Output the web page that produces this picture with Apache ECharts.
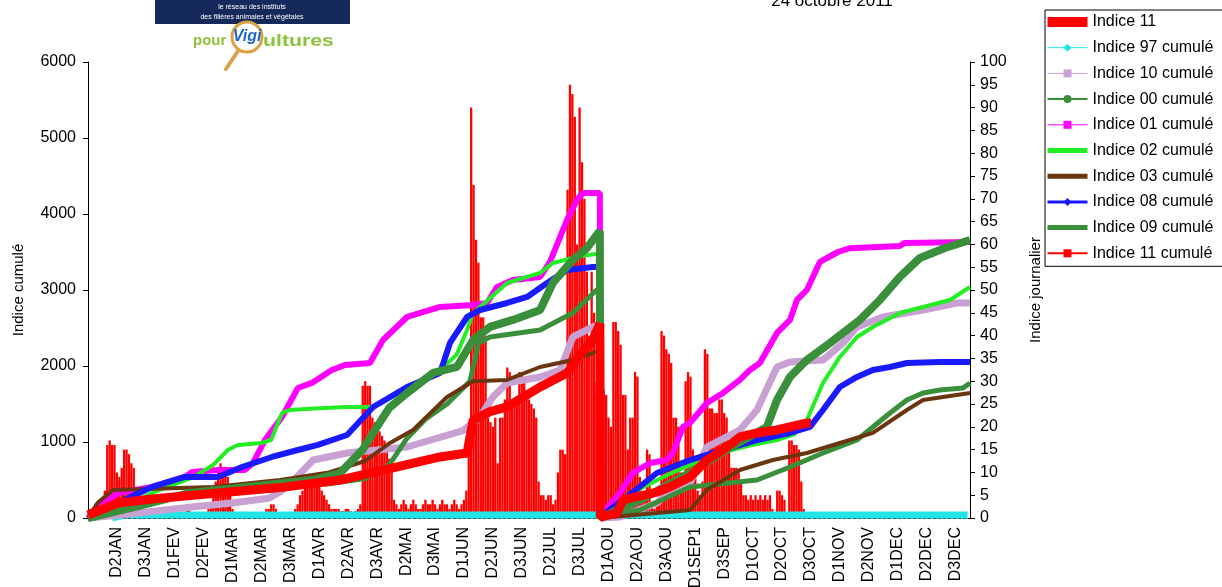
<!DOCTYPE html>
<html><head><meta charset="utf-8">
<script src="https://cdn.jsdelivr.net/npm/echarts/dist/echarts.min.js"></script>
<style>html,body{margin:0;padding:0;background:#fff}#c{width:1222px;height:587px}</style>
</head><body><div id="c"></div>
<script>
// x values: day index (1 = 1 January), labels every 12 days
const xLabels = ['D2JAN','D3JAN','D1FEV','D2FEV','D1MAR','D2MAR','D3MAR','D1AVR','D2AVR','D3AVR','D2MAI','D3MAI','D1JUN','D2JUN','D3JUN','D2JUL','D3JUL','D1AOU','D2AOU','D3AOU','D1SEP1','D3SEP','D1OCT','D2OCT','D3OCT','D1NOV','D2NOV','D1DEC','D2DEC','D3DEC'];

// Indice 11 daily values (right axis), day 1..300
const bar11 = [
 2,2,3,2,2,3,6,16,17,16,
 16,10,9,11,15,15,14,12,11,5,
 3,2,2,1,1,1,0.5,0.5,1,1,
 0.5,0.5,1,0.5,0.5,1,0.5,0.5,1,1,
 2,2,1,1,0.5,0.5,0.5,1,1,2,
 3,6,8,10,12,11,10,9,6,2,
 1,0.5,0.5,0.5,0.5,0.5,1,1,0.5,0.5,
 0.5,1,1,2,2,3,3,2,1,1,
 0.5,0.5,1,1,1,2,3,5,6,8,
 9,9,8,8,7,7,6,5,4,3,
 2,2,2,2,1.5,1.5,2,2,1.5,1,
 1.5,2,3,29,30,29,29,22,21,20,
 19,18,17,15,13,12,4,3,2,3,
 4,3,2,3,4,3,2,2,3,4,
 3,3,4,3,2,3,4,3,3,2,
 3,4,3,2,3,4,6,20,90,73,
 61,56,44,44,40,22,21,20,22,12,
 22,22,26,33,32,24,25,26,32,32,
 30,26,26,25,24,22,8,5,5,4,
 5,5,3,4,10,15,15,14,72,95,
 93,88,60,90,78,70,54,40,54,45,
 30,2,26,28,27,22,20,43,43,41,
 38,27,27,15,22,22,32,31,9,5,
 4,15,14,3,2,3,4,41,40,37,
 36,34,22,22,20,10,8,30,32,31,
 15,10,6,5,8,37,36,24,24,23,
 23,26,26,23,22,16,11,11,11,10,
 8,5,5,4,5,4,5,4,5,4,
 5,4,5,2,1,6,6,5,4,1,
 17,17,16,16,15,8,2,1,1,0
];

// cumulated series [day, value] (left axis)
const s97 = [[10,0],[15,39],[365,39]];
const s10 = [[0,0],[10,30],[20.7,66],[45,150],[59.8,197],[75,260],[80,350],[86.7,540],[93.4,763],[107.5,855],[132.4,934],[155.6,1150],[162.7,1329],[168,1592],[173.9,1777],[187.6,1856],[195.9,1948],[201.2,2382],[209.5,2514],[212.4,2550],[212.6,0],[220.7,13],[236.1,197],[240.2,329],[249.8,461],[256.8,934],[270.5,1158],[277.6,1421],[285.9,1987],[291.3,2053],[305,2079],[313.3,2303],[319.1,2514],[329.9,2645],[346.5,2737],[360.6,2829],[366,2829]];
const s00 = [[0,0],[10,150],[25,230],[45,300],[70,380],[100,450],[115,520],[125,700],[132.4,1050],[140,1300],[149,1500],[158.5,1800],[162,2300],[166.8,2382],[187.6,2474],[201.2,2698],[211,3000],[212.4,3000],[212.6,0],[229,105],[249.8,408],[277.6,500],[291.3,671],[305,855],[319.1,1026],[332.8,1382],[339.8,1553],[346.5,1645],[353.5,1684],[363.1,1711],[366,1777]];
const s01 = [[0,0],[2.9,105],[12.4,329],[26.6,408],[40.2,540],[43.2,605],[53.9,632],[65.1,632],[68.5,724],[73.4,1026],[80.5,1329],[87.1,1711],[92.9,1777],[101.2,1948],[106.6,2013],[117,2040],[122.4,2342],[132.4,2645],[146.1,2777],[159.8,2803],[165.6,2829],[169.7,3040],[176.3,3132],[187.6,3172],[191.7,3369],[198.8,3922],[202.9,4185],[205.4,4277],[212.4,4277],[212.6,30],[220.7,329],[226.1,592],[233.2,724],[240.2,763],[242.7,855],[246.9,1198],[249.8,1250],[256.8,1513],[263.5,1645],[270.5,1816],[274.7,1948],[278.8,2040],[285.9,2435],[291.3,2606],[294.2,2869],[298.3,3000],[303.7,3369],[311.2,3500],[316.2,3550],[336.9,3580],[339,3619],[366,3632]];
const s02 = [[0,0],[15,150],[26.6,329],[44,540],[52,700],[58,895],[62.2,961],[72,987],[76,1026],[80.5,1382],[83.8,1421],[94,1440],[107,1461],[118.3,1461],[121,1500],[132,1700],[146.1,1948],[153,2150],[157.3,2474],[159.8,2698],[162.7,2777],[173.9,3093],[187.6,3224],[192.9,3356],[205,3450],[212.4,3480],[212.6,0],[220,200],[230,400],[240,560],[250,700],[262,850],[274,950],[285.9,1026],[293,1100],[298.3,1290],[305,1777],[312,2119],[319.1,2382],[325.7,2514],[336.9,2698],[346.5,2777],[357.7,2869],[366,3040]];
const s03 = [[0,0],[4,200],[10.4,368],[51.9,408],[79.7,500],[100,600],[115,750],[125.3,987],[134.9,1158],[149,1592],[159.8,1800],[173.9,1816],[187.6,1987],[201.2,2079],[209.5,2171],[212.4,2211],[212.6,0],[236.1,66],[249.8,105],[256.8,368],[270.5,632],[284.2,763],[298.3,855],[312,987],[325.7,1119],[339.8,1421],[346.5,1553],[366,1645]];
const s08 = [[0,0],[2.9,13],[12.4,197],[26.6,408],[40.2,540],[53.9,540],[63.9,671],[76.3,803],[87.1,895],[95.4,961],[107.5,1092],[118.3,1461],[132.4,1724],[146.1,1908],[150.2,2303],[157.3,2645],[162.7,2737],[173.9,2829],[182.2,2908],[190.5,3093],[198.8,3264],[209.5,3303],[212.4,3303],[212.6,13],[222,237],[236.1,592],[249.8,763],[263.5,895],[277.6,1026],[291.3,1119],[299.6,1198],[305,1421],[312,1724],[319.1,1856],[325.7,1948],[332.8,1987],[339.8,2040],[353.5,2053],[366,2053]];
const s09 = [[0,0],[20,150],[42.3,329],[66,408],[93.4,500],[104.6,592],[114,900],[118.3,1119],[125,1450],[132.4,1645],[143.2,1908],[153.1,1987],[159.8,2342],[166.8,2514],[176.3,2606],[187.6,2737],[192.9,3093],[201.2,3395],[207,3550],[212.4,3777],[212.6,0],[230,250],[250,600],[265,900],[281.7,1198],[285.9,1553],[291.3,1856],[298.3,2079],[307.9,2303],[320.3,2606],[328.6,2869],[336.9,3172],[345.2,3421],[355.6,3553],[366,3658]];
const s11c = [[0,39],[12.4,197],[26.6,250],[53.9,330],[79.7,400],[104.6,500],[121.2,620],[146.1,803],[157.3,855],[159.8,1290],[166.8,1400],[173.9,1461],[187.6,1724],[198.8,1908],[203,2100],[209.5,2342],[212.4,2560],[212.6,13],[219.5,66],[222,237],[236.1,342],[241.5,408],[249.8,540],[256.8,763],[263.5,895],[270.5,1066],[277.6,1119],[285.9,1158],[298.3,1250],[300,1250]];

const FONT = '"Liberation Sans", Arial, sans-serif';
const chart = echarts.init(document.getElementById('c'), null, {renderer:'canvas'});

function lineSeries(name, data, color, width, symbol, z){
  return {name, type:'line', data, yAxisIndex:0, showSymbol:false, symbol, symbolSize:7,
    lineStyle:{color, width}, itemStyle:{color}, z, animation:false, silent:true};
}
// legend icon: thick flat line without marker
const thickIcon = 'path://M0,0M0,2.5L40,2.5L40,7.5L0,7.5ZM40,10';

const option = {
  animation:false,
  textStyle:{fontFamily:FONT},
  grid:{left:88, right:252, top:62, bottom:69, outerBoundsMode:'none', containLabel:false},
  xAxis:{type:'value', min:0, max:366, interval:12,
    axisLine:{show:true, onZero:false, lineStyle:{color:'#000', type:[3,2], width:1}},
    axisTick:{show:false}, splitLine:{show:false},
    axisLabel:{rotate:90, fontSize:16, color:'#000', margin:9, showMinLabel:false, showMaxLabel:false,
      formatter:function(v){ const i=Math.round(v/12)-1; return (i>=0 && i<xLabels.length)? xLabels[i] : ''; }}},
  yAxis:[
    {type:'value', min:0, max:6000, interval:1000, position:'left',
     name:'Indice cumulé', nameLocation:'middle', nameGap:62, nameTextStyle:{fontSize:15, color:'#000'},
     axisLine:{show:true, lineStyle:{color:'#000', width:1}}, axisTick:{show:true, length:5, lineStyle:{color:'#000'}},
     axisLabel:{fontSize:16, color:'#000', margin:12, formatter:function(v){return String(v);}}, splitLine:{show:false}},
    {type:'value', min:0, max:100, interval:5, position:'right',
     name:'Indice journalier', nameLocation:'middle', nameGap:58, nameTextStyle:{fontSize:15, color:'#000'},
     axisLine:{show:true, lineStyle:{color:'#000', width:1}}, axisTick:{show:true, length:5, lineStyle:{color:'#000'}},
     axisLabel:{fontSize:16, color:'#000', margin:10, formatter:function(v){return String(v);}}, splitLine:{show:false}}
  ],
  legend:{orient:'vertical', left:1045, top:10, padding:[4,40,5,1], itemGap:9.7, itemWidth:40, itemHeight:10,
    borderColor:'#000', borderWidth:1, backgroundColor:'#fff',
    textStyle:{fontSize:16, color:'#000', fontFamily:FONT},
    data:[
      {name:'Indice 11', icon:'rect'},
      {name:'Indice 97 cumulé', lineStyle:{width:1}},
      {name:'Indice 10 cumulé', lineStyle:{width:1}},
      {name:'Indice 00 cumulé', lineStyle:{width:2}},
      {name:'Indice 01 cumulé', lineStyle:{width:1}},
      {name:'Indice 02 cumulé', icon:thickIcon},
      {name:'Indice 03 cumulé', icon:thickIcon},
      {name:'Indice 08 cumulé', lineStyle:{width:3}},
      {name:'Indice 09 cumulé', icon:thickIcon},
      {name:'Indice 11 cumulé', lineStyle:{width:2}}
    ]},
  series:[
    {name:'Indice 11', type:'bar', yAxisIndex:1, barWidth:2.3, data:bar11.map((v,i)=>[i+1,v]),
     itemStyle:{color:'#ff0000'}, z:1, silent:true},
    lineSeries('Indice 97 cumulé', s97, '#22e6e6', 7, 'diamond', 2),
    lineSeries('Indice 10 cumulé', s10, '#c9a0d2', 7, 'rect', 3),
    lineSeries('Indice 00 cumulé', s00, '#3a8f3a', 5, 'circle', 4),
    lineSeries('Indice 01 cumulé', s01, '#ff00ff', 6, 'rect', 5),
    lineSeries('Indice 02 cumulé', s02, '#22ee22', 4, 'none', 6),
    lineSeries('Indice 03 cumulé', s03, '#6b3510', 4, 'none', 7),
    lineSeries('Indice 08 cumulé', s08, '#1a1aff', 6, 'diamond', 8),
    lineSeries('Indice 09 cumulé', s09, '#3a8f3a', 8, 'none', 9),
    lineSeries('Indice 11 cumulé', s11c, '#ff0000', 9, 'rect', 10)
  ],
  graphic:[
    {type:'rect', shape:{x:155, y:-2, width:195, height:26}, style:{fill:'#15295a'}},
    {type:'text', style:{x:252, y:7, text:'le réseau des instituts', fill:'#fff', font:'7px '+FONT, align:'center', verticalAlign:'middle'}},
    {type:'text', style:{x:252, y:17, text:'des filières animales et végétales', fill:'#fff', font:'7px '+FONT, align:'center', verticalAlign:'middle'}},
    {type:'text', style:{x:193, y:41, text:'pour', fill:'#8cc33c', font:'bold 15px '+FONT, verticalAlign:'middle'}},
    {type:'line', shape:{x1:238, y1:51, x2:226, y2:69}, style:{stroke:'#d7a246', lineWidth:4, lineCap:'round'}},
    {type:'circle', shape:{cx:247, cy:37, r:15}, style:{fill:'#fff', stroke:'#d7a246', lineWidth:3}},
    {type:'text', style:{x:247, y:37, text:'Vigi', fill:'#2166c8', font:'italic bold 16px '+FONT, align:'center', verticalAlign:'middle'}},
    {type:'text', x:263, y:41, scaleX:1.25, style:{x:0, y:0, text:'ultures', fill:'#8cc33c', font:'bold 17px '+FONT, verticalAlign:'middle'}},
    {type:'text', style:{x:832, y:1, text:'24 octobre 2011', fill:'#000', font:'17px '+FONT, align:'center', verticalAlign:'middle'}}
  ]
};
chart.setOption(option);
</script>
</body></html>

****

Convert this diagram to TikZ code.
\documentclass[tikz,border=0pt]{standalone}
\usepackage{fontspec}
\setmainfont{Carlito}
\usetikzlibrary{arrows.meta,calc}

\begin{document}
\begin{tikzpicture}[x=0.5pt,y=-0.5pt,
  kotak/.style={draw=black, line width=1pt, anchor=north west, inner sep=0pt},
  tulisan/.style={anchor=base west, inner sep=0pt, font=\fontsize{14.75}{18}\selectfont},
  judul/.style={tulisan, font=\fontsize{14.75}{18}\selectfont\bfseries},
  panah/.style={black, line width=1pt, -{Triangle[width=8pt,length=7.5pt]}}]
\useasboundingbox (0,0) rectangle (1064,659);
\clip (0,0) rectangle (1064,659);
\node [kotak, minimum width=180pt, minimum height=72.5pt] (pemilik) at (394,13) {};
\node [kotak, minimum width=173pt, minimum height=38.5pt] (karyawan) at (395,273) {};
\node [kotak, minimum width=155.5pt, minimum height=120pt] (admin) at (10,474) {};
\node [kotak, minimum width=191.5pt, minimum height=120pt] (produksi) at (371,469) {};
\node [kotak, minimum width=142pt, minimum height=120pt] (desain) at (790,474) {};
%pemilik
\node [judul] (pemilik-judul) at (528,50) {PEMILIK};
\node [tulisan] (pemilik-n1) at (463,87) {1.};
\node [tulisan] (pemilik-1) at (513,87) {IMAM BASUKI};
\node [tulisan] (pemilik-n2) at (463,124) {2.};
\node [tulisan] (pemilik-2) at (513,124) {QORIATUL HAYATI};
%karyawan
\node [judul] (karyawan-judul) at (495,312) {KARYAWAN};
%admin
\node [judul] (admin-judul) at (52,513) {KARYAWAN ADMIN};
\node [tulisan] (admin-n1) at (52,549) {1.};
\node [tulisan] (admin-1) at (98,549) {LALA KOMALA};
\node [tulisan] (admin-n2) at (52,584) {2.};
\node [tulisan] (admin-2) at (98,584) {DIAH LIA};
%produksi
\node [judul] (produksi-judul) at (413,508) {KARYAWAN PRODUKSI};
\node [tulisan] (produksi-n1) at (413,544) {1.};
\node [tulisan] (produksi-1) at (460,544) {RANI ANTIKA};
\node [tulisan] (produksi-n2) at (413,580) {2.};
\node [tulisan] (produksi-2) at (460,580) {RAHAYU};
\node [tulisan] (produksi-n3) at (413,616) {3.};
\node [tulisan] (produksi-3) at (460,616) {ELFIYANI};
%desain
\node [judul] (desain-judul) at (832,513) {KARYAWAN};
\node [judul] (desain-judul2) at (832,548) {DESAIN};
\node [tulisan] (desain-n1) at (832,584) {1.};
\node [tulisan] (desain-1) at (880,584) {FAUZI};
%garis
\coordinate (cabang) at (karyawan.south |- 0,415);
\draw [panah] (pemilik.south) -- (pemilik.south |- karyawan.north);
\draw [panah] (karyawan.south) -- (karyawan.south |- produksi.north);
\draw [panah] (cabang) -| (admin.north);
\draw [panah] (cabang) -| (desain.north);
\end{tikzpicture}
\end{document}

****

### WHAT YOU ARE ASKED TO DO:
From the entries above, return each line with the word "this" in it.

### RESPONSE:
Output the web page that produces this picture with Apache ECharts.
Convert this diagram to TikZ code.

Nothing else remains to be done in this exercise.